Using the listing below, give again exactly the lines from the line with "Rebuild this chart" to the line with "const axisTicks = [0,1,2,3,4,5,6];", inclusive, without the pictures.

Figure scripts:
****************

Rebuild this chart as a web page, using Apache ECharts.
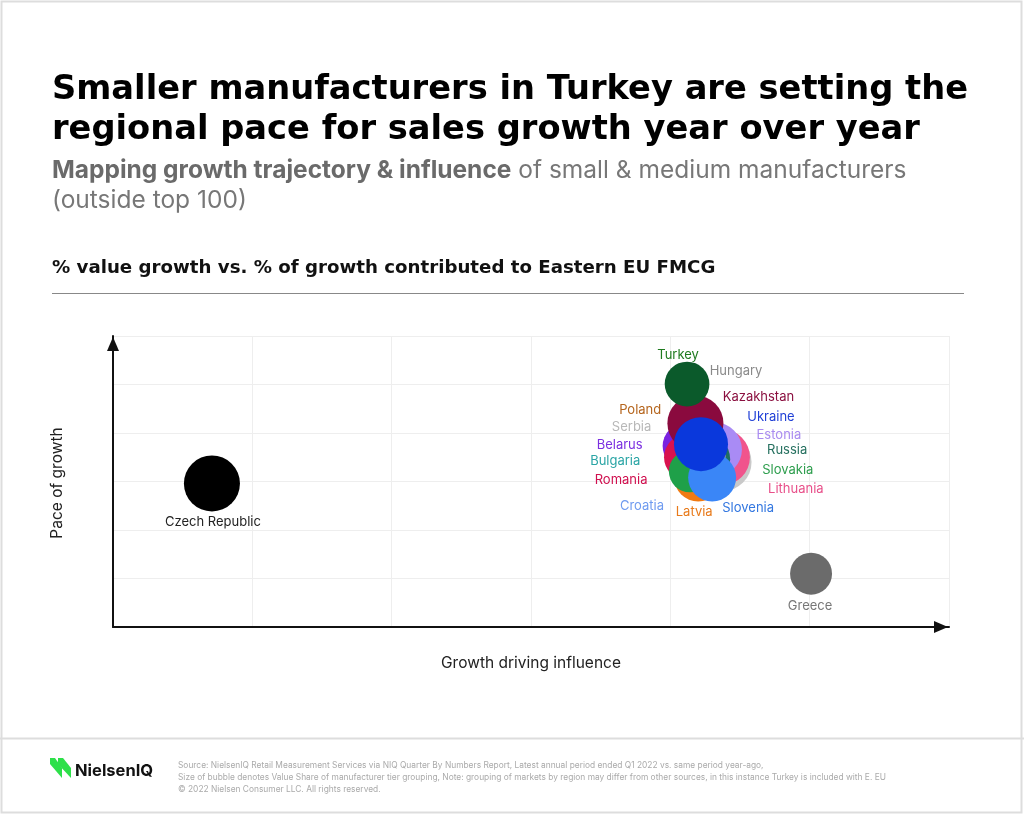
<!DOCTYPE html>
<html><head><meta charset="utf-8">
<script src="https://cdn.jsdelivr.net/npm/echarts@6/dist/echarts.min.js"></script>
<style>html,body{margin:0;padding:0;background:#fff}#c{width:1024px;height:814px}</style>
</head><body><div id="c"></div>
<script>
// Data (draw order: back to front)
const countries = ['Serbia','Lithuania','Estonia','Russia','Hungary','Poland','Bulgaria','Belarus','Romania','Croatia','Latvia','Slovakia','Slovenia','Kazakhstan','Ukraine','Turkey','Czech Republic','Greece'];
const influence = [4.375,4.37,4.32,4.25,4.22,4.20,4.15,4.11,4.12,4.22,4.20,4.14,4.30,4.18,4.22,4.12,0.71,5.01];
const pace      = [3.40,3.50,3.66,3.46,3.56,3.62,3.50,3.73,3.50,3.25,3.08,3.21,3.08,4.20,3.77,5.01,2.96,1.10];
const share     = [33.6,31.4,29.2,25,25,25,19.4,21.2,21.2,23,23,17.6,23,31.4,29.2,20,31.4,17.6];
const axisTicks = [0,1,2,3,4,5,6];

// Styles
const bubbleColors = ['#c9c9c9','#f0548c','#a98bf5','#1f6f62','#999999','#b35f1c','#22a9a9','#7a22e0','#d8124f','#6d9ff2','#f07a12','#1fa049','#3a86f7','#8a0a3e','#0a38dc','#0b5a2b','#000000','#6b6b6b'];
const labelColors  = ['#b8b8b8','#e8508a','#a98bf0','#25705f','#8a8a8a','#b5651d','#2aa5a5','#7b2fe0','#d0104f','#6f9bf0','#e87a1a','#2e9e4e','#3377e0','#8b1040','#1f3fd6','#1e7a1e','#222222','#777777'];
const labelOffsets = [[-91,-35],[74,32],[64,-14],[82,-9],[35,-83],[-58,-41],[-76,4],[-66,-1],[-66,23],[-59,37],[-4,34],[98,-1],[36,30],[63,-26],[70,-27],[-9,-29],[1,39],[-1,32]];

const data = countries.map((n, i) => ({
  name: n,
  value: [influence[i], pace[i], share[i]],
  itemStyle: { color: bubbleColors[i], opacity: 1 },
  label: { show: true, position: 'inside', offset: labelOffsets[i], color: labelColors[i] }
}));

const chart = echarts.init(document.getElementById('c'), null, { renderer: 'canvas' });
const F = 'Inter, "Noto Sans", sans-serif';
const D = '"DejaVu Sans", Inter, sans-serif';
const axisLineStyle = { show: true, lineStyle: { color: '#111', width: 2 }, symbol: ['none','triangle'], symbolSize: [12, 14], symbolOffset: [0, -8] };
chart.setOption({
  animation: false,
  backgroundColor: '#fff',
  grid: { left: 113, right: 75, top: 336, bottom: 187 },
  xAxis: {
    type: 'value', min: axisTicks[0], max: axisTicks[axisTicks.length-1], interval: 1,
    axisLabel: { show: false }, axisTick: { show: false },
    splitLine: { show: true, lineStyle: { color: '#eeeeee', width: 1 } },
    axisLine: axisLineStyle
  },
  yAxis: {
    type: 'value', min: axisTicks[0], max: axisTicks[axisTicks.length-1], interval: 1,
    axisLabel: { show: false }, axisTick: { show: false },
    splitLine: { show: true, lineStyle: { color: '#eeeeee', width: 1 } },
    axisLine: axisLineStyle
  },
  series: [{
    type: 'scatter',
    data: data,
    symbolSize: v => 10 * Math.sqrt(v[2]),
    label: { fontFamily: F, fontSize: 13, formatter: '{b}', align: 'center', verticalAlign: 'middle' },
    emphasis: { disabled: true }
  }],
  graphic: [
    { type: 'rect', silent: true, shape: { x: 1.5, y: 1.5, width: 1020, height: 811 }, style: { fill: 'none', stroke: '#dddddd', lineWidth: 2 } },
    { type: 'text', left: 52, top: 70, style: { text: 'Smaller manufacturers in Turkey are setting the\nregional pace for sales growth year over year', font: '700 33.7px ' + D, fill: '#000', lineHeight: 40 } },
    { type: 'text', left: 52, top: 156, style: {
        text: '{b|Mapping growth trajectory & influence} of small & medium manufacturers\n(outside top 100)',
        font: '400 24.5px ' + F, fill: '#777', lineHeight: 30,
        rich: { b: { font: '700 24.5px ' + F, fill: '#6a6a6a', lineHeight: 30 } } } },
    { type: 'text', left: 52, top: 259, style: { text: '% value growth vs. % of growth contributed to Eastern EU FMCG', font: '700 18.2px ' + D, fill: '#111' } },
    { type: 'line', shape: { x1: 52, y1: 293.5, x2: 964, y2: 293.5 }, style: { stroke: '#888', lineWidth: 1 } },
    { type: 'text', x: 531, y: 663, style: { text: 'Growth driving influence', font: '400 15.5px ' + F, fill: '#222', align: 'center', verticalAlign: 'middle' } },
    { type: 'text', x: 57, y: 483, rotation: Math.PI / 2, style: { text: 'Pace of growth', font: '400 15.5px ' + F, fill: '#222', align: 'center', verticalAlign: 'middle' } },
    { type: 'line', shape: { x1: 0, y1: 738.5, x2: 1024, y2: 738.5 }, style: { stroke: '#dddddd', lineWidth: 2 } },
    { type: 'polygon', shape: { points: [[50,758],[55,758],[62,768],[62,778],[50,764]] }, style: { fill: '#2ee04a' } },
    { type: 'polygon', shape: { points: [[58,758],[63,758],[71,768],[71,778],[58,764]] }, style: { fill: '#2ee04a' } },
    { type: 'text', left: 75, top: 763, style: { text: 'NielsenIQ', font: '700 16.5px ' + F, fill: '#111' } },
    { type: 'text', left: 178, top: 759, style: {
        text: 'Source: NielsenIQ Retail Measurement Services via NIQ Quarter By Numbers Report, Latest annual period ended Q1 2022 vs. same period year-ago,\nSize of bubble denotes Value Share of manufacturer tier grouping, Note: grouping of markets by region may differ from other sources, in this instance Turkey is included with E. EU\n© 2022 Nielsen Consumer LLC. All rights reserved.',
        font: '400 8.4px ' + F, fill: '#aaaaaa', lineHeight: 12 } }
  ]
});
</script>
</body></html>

****************

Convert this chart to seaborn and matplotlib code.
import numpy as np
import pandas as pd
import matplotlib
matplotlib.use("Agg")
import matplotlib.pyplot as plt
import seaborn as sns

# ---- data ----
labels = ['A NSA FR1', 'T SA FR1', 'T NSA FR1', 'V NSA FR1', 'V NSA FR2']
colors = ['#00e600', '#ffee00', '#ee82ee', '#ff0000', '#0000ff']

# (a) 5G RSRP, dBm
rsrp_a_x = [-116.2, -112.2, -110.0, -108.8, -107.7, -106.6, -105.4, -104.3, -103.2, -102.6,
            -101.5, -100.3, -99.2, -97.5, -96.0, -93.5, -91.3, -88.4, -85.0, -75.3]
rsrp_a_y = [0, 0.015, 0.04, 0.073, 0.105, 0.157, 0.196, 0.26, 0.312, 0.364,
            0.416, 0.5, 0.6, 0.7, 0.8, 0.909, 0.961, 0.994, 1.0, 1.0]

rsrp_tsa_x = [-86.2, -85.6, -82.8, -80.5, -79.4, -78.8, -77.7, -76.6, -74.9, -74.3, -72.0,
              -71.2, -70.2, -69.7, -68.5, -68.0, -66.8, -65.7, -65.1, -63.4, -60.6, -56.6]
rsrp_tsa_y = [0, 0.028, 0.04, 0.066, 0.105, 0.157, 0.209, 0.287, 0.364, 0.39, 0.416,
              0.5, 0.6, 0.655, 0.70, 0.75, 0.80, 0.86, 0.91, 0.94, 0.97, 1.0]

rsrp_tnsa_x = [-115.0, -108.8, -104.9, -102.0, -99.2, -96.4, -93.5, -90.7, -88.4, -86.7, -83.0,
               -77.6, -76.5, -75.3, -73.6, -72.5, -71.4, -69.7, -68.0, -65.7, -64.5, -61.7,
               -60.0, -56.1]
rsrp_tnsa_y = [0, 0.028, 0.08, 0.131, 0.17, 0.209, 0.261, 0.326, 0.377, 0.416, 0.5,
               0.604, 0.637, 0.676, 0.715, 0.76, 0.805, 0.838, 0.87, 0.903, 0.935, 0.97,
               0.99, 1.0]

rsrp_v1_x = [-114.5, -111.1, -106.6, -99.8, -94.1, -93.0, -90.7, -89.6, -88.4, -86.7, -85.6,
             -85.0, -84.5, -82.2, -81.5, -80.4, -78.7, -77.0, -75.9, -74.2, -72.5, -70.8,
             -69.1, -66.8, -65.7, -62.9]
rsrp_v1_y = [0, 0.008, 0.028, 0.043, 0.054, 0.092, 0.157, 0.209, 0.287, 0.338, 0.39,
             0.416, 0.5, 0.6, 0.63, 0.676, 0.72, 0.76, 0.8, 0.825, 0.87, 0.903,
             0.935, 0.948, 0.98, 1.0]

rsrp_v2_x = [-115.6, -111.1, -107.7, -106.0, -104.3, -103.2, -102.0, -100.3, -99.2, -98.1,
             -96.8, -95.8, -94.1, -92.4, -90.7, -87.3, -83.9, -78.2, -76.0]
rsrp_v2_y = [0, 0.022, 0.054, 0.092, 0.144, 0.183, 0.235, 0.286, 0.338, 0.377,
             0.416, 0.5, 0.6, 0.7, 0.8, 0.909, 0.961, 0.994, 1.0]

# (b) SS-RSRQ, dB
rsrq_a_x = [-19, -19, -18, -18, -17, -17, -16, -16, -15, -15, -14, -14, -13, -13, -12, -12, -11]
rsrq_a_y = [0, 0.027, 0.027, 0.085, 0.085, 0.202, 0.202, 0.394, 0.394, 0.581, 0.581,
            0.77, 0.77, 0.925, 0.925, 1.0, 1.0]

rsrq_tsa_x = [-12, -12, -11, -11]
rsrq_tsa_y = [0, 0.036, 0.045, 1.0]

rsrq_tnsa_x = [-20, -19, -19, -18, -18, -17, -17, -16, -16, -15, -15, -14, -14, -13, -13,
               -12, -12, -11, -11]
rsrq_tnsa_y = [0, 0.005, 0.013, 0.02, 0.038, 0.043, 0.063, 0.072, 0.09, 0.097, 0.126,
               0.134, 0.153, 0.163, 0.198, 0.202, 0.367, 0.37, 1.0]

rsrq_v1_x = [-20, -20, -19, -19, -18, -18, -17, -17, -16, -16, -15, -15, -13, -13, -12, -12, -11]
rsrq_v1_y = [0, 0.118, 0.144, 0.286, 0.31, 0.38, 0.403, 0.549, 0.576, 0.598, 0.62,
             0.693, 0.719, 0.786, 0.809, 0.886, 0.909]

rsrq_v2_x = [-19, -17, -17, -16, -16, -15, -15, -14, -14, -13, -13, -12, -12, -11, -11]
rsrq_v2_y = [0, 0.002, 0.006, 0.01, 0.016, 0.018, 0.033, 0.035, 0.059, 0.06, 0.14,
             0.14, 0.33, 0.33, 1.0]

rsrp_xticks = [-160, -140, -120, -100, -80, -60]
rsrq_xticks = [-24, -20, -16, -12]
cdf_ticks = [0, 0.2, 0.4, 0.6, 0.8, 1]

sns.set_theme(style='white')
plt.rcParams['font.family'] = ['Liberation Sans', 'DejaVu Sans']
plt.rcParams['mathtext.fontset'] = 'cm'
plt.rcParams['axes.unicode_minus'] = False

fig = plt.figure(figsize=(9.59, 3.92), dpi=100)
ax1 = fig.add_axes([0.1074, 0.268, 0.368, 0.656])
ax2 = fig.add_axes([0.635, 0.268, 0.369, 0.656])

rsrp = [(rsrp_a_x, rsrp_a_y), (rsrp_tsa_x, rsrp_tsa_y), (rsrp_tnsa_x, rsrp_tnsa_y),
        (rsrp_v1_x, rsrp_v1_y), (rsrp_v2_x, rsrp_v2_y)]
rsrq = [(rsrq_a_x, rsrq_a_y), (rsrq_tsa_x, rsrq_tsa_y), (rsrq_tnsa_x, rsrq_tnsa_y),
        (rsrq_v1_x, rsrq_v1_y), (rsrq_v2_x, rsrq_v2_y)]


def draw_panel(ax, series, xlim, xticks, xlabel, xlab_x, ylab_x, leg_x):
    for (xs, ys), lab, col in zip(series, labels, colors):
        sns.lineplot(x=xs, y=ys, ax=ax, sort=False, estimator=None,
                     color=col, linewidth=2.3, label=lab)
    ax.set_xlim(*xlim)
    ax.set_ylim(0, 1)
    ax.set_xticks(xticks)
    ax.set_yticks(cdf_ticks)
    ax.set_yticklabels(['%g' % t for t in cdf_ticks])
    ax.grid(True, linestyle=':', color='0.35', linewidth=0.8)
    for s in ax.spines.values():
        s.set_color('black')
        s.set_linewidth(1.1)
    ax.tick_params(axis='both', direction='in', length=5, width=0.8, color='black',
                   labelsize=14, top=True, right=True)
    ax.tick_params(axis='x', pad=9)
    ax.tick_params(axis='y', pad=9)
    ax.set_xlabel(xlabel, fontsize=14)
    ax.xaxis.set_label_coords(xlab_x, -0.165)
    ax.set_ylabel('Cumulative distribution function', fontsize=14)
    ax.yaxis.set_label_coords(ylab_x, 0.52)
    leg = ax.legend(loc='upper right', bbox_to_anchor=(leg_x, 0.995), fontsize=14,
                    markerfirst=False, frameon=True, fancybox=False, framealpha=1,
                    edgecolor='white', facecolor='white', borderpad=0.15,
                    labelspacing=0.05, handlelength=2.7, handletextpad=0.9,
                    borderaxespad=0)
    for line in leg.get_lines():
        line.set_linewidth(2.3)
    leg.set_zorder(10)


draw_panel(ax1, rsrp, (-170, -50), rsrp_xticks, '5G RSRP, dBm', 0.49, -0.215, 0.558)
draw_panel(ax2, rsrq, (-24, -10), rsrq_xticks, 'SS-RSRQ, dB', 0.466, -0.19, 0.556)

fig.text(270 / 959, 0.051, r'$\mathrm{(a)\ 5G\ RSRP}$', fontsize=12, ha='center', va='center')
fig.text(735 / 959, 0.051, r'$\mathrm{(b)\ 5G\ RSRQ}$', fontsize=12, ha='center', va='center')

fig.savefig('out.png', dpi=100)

****************

- ANSWER FOR THE TASK:
Rebuild this chart as a web page, using Apache ECharts.
<!DOCTYPE html>
<html><head><meta charset="utf-8">
<script src="https://cdn.jsdelivr.net/npm/echarts@6/dist/echarts.min.js"></script>
<style>html,body{margin:0;padding:0;background:#fff}#c{width:1024px;height:814px}</style>
</head><body><div id="c"></div>
<script>
// Data (draw order: back to front)
const countries = ['Serbia','Lithuania','Estonia','Russia','Hungary','Poland','Bulgaria','Belarus','Romania','Croatia','Latvia','Slovakia','Slovenia','Kazakhstan','Ukraine','Turkey','Czech Republic','Greece'];
const influence = [4.375,4.37,4.32,4.25,4.22,4.20,4.15,4.11,4.12,4.22,4.20,4.14,4.30,4.18,4.22,4.12,0.71,5.01];
const pace      = [3.40,3.50,3.66,3.46,3.56,3.62,3.50,3.73,3.50,3.25,3.08,3.21,3.08,4.20,3.77,5.01,2.96,1.10];
const share     = [33.6,31.4,29.2,25,25,25,19.4,21.2,21.2,23,23,17.6,23,31.4,29.2,20,31.4,17.6];
const axisTicks = [0,1,2,3,4,5,6];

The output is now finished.